Without adequate incentivisation, data collection can become an unfunded tick-box exercise, completed to bare minimum standards by the cheapest resource, regardless of their capability or proximity to the project on which they are reporting. Inconsistent or incorrect data can be worse than no data at all; at least with no data a client knows they have a gap and can look for alternative information, whereas the consequences of relying on data of poor or unknown quality can be catastrophic.

For more mature suppliers however, the process can provide sufficient reciprocal benefits to be its own incentive. Digital twins – digital replicas of physical assets that respond in real-time – can provide a vehicle for data exchange and, as the Construction Playbook recognises, effectively embedding digital technologies such as these into construction delivery can facilitate a number of benefits including improving safety, enabling innovation, reducing costs, and supporting more sustainable outcomes.

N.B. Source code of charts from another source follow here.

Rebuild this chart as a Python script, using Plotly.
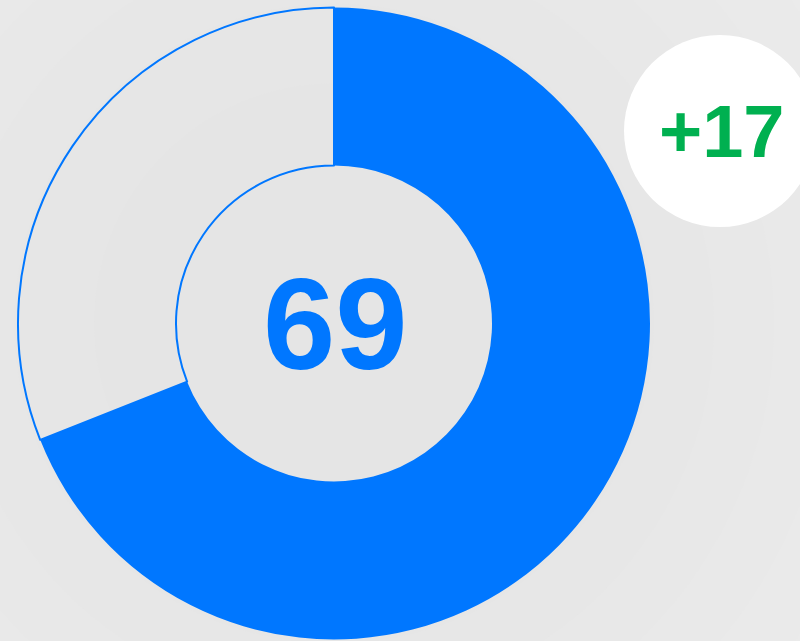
import plotly.graph_objects as go

# Score donut: filled share vs. remainder, plus change since last period
segments = ["Score", "Remaining"]
score = 69
total = 100
change = 17
values = [score, total - score]

W, H = 800, 641
BLUE = "#0077FF"
GREEN = "#00B050"

# donut geometry in pixels
cx, cy, R = 334, 323.5, 316
bx, by, BR = 720, 131, 96


def px_x(v):
    return v / W


def px_y(v):
    return (H - v) / H


fig = go.Figure()

fig.add_trace(go.Pie(
    labels=segments,
    values=values,
    sort=False,
    direction="clockwise",
    rotation=0,
    hole=0.5,
    textinfo="none",
    hoverinfo="skip",
    showlegend=False,
    marker=dict(
        colors=[BLUE, "rgba(0,0,0,0)"],
        line=dict(color=BLUE, width=[0, 2]),
    ),
    domain=dict(x=[px_x(cx - R), px_x(cx + R)],
                y=[px_y(cy + R), px_y(cy - R)]),
))

# soft radial shading behind the donut
shapes = []
bands = [(620, 235), (560, 234), (500, 233), (440, 232), (380, 231), (320, 230), (240, 229)]
for rad, c in bands:
    shapes.append(dict(
        type="circle", xref="paper", yref="paper", layer="below",
        x0=px_x(cx - rad), x1=px_x(cx + rad),
        y0=px_y(cy + rad), y1=px_y(cy - rad),
        fillcolor=f"rgb({c},{c},{c})", line=dict(width=0),
    ))

# badge holding the change value
shapes.append(dict(
    type="circle", xref="paper", yref="paper", layer="above",
    x0=px_x(bx - BR), x1=px_x(bx + BR),
    y0=px_y(by + BR), y1=px_y(by - BR),
    fillcolor="white", line=dict(width=0),
))

annotations = [
    dict(text=f"<b>{score}</b>", x=px_x(cx + 1), y=px_y(cy), xref="paper", yref="paper",
         showarrow=False, xanchor="center", yanchor="middle",
         font=dict(family="Liberation Sans, Arial", size=130, color=BLUE)),
    dict(text=f"<b>{change:+d}</b>", x=px_x(bx + 2), y=px_y(by), xref="paper", yref="paper",
         showarrow=False, xanchor="center", yanchor="middle",
         font=dict(family="Liberation Sans, Arial", size=74, color=GREEN)),
]

fig.update_layout(
    width=W, height=H,
    margin=dict(l=0, r=0, t=0, b=0),
    paper_bgcolor="rgb(236,236,236)",
    plot_bgcolor="rgba(0,0,0,0)",
    shapes=shapes,
    annotations=annotations,
)

fig.write_html("out.html", config={"displayModeBar": False})
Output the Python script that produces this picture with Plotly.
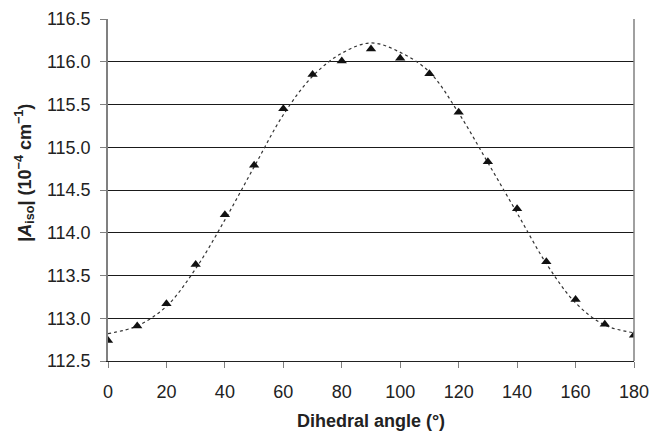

“Making valid data submissions a contractual requirement can be a crude tool, but an effective one if used correctly. Without adequate incentivisation, data collection can become an unfunded tick-box exercise, completed to bare minimum standards.”

Time to act

Clients need robust data from their supply chains if they are to keep innovating and improving. Equally the supply chains need to become more capable at collecting and exchanging that data, and there are enormous benefits available to both sides in adopting common approaches and standards.

Ultimately, clients and suppliers who fail to implement actions to make that data standardised, easy and attractive to obtain will fall behind their peers, especially as we look to a future where digital triplets – the next stage of evolution of the digital twin, where each individual asset or product has its own digital record for tracking, querying and analysis – will become common practice.